Somewhere There's A Mountain - A Pioneer Day Tribute

With grateful and loving memory of Sarah Goode Marshall (35), Lavina (12), Selena (10), Tryphena (8), Louisa (6), George (4) and Sarah Ann (2), and Sarah's sister Mariah Goode.  Sarah, a widow with six small children, had a deep desire to "Come to Zion" to be with the Saints.  She worked two years making kid gloves and as a ladies maid to afford the journey from England to America, and to purchase a handcart and the necessary supplies to join the handcart company.  Sarah and her young family were members of the first Handcart Company, led by Captain Edmund Ellsworth.   Lavina, the eldest and only 12 years of age, helped her mother pull the handcart.  Selena, age 10 was in charge of making sure the children were dressed and fed for the day, and to watch over them.  Selena shared her meager food rations with her younger siblings to encourage them along, and she prayed that she "would not feel the pangs of hunger" so she would be able to do so.   Tryphena (8), frightened the group when she became seperated from the company after falling asleep along the trail.  She found her way back, following the lights of the campfires.  Selena, Tryphena, Louisa (6), and George (4) walked barefooted all or most of the 1400 mile journey.  Sarah (2) was the only one  allowed to ride in the handcart.   
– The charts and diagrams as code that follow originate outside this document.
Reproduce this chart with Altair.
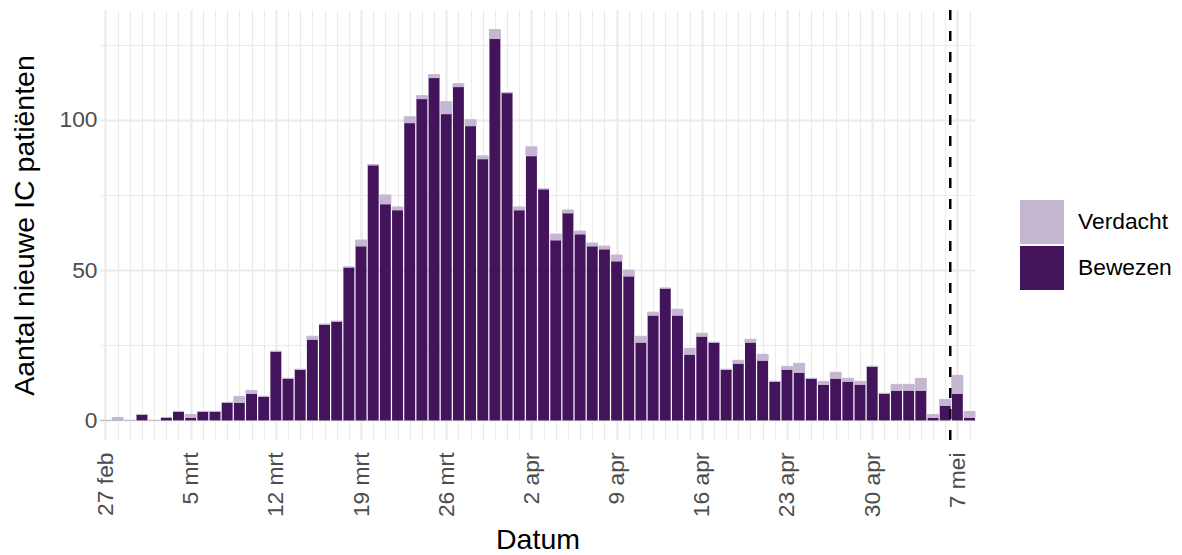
import json
import altair as alt
import pandas as pd

# ---------------- data ----------------
start_date = "2020-02-27"          # first bar
bewezen = [0, 0, 0, 2, 0, 1, 3, 1, 3, 3, 6, 6, 9, 8, 23, 14, 17, 27, 32, 33,
           51, 58, 85, 72, 70, 99, 107, 114, 102, 111, 98, 87, 127, 109, 70, 88,
           77, 60, 69, 62, 58, 57, 53, 48, 26, 35, 44, 35, 22, 28, 26, 17, 19, 26,
           20, 13, 17, 16, 14, 12, 14, 13, 12, 18, 9, 10, 10, 10, 1, 5, 9, 1]
verdacht = [0, 1, 0, 0, 0, 0, 0, 1, 0, 0, 0, 2, 1, 0, 0, 0, 0, 1, 0, 0,
            0, 2, 0, 3, 1, 2, 1, 1, 4, 1, 2, 1, 3, 0, 1, 3,
            0, 2, 1, 1, 1, 1, 2, 2, 2, 1, 0, 2, 2, 1, 0, 0, 1, 1,
            2, 0, 1, 3, 0, 1, 2, 1, 1, 0, 0, 2, 2, 4, 1, 2, 6, 2]
tick_labels = ["27 feb", "5 mrt", "12 mrt", "19 mrt", "26 mrt", "2 apr",
               "9 apr", "16 apr", "23 apr", "30 apr", "7 mei"]
y_ticks = [0, 25, 50, 75, 100, 125]
reference_moment = "2020-05-06T10:00"   # dashed vertical line
series = ["Verdacht", "Bewezen"]
colors = ["#c5b6d2", "#43145b"]

# ---------------- table ----------------
dates = pd.date_range(start_date, periods=len(bewezen), freq="D")
rows = []
for name, values, order in (("Bewezen", bewezen, 0), ("Verdacht", verdacht, 1)):
    for i, (d, v) in enumerate(zip(dates, values)):
        rows.append({"datum": d.strftime("%Y-%m-%d"), "dag": i,
                     "status": name, "aantal": v, "volgorde": order})
df = pd.DataFrame(rows)
ref_day = (pd.Timestamp(reference_moment) - pd.Timestamp(start_date)) / pd.Timedelta(days=1)
ref_df = pd.DataFrame({"dag": [ref_day]})

FONT = "Liberation Sans"
n = len(dates)
x_scale = alt.Scale(domain=[-0.45, n - 1 + 0.45], nice=False, zero=False)
y_scale = alt.Scale(domain=[-6.5, 136.5], nice=False, zero=False)

label_js = json.dumps(tick_labels)
x_axis = alt.Axis(
    values=list(range(n)),
    labelExpr=f"datum.value % 7 === 0 ? {label_js}[datum.value / 7] : ''",
    labelAngle=270, labelAlign="right", labelBaseline="middle",
    labelPadding=12, labelOverlap=False, labelBound=False, labelFlush=False,
    titlePadding=9,
    gridWidth={"condition": {"test": "datum.value % 7 === 0", "value": 2.2}, "value": 1.1},
)
y_axis = alt.Axis(
    values=y_ticks,
    labelExpr="datum.value % 50 === 0 ? datum.label : ''",
    labelPadding=3, titlePadding=19, labelOverlap=False,
    gridWidth={"condition": {"test": "datum.value % 50 === 0", "value": 2.2}, "value": 1.1},
)

bars = (
    alt.Chart(df)
    .transform_stack(stack="aantal", groupby=["dag"], as_=["y0", "y1"],
                     sort=[alt.SortField("volgorde", order="ascending")])
    .transform_calculate(x0="datum.dag - 0.45", x1="datum.dag + 0.45")
    .mark_bar(stroke=colors[0])
    .encode(
        x=alt.X("x0:Q", scale=x_scale, axis=x_axis, title="Datum"),
        x2="x1:Q",
        y=alt.Y("y0:Q", scale=y_scale, axis=y_axis, title="Aantal nieuwe IC patiënten"),
        y2="y1:Q",
        color=alt.Color(
            "status:N",
            scale=alt.Scale(domain=series, range=colors),
            legend=alt.Legend(
                title=None, orient="none", legendX=920, legendY=190,
                symbolType="square", symbolSize=1936, symbolStrokeWidth=0,
                labelFont=FONT, labelFontSize=22.8, labelColor="black",
                labelOffset=14, rowPadding=2, padding=0,
            ),
        ),
        strokeWidth=alt.condition("datum.status === 'Verdacht'", alt.value(1.0), alt.value(0)),
        order=alt.Order("volgorde:Q"),
    )
)

rule = (
    alt.Chart(ref_df)
    .mark_rule(color="black", strokeWidth=2.5, strokeDash=[10, 11])
    .encode(x=alt.X("dag:Q", scale=x_scale, axis=x_axis, title="Datum"))
)

chart = (
    alt.layer(bars, rule)
    .properties(width=875, height=430,
                autosize=alt.AutoSizeParams(type="none"),
                padding={"left": 92, "top": 2, "right": 199, "bottom": 117})
    .configure_view(stroke=None)
    .configure_axis(
        domain=False, ticks=False,
        labelFont=FONT, titleFont=FONT,
        labelFontSize=22.8, titleFontSize=28.5,
        labelColor="#4d4d4d", titleColor="black",
        titleFontWeight="normal", gridColor="#ebebeb",
    )
)

chart.save("out.html", embed_options={"renderer": "svg", "actions": False})
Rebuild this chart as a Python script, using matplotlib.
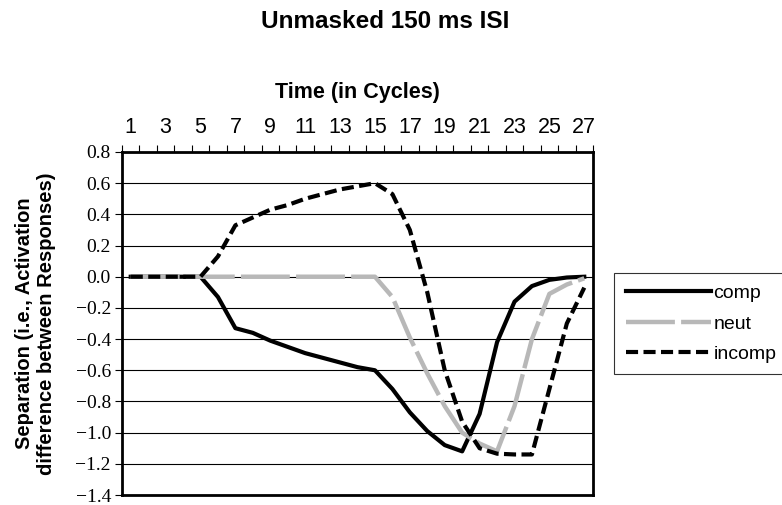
import numpy as np
import matplotlib.pyplot as plt

# Данные
cycles = list(range(1, 28))
comp = [0, 0, 0, 0, 0, -0.13, -0.33, -0.36, -0.41, -0.45, -0.49, -0.52, -0.55, -0.58,
        -0.60, -0.72, -0.87, -0.99, -1.08, -1.12, -0.88, -0.42, -0.16, -0.06, -0.02, -0.005, 0]
neut = [0, 0, 0, 0, 0, 0, 0, 0, 0, 0, 0, 0, 0, 0,
        0, -0.13, -0.39, -0.62, -0.83, -1.0, -1.07, -1.12, -0.83, -0.40, -0.11, -0.05, -0.01]
incomp = [0, 0, 0, 0, 0, 0.13, 0.33, 0.38, 0.43, 0.46, 0.50, 0.53, 0.56, 0.58,
          0.60, 0.53, 0.30, -0.10, -0.60, -0.93, -1.10, -1.135, -1.14, -1.14, -0.72, -0.30, -0.07]
yticks = np.round(np.arange(-1.4, 0.81, 0.2), 1)
xlabels = list(range(1, 28, 2))

plt.rcParams['font.serif'] = ['Liberation Serif', 'DejaVu Serif']

fig = plt.figure(figsize=(7.82, 5.05), dpi=100)
ax = fig.add_axes([122 / 782, 1 - 495 / 505, (593 - 122) / 782, (495 - 152) / 505])

for y in yticks:
    ax.axhline(y, color='black', lw=0.8, zorder=0)

ax.plot(cycles, comp, color='black', lw=3, solid_joinstyle='round', label='comp')
ax.plot(cycles, neut, color='#b8b8b8', lw=3.2, dashes=(11, 1.4), label='neut')
ax.plot(cycles, incomp, color='black', lw=3, dashes=(2.9, 1.3), label='incomp')

ax.set_xlim(0.5, 27.5)
ax.set_ylim(-1.4, 0.8)
ax.set_yticks(yticks)
ylabs = []
for v in yticks:
    s = f'{abs(v):.1f}' if v == 0 else f'{v:.1f}'
    ylabs.append(s.replace('-', '\u2212'))
ax.set_yticklabels(ylabs)
ax.tick_params(axis='y', length=5, width=0.8, direction='out', pad=3,
               labelsize=14, labelfontfamily='serif')

ax.xaxis.tick_top()
ax.xaxis.set_label_position('top')
ax.set_xticks(xlabels)
ax.set_xticklabels([str(v) for v in xlabels])
ax.set_xticks(np.arange(0.5, 28, 1), minor=True)
ax.tick_params(axis='x', which='major', length=0, pad=10, labelsize=15.5,
               labelfontfamily='Liberation Sans')
ax.tick_params(axis='x', which='minor', length=5, direction='out', width=0.8)
for s in ax.spines.values():
    s.set_linewidth(2)

ax.set_xlabel('Time (in Cycles)', fontsize=15.5, fontweight='bold',
              family='Liberation Sans', labelpad=14)
ax.set_ylabel('Separation (i.e., Activation\ndifference between Responses)',
              fontsize=14.5, fontweight='bold', family='Liberation Sans', labelpad=14)

fig.text(0.492, 0.958, 'Unmasked 150 ms ISI', ha='center', va='center',
         fontsize=17.5, fontweight='bold', family='Liberation Sans')

leg = fig.legend(loc='upper left', bbox_to_anchor=(614 / 782, 1 - 273 / 505),
                 borderaxespad=0, frameon=True, fancybox=False, edgecolor='black',
                 handlelength=4.4, handletextpad=0.12, borderpad=0.6,
                 labelspacing=0.65, prop={'family': 'Liberation Sans', 'size': 14})
leg.get_frame().set_linewidth(0.8)

plt.savefig('out.png', dpi=100)
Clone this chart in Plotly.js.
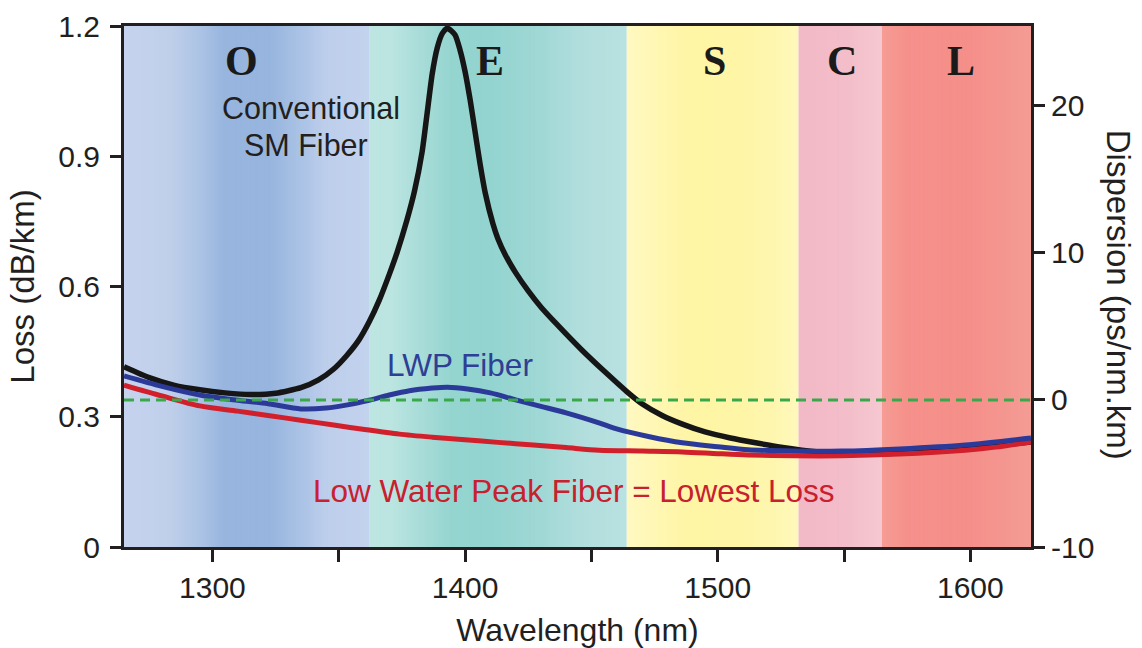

As the journey neared its end, the company camped, making repairs to the handcarts, and waiting for the 2nd handcart company to join before entering the Salt Lake Valley together midst a great celebration that was planned.  It was easier for Sarah and the children to start out earlier as the heat of the day made traveling much more difficult.  After receiving permission to leave the company for an earlier start, Sarah dressed the children in their best in preparation for entering the Valley.  When they tried to put their shoes on, they found they would no longer fit.  They pulled their handcart, and were on the crest of a hill when they saw riders in the distance shouting and waving their hats.  The frightened children huddled around their mother, crying.  They all were afraid these men might be Indians.  As the riders got closer, they realized they were frightening the little band of travelers.  They quieted their shouting and rode up to the small family.  They told Sarah they were scouts sent by Brigham Young to bring back news of the whereabouts of the company.  A couple of the riders picked up the smaller children and put them on their horses to ride back to Salt Lake with their report, while the other riders rode on to the main body of the Handcart Company. 

They took the children to a place that may have been a Relief Society building.  One of the women was holding Louisa on her lap, and was sobbing as she saw the skin hanging from her little arms as the sunlight shone through the window.  Another of the children, saw some tomatoes ripening on the window sill.  They were the most beautiful thing the children had ever seen.  The women, noticing their interest, asked if the child would like one, and of course they nodded yes.  One of the ladies encouraged the children to take a bite, "It's good!"  However, to the children, the tomato was far better to look at than to eat.

The rest of the Handcart Company came in with great pomp and circumstance, a band and parade and "the first to enter" were heralded and undoubtedly greeted by Brother Brigham and other dignitaries.  The little group that had arrived a day earlier, arrived in a much quieter fashion, but they did arrive.